If running Tusk against cassandra, you must start the cassandra cluster before running the application
Do this on a single node by running the "cassandra" command in the cassandra/bin directory.
The keyspaces for the infinispan cachestore will be created automatically if they are not there
so no need to create them manually. You must create the keyspace for the main message data store,
which is "TuskData" by default (see the KeyspaceDefinition lines of code in  BigDataExtractor.java 
in the esb-integration project). The ispn-integration/src/main/resources/cassandra-schema.txt
file contains the commands to create the Cassandra schema.
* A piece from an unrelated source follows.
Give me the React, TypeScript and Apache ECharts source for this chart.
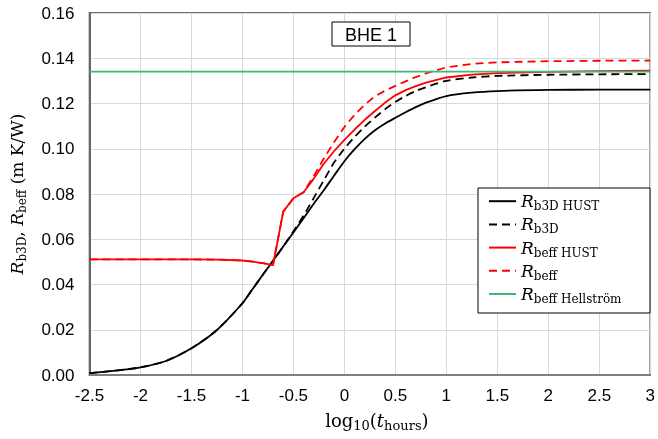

The current implementation requires a running cassandra server. There is an embedded cassandra
server that can be used for testing. Check out the cassandra cachestore module in the
Infinispan codebase for the code. If we use it we'd have to pre-create the keyspace and column
family automatically each time the embedded server is started. The infinispan cassandra cachestore
automatically creates a keyspace so we can use that as a guide.


--------------------------------------------------
Random Notes
--------------------------------------------------
* As of 10/8/2011, there is an exception when the service handles the message.
This is because Infinispan requires a newer version of JBoss Logging (3.0) than
what comes with EDSP 5.1. It shouldn't be too hard to fix the deployment so that
the ESB uses the deployed version of jboss logging (e.g. jboss-logging-3.0.0.GA.jar)
instead of the one packaged in EDSP, which is version 2.1 I think.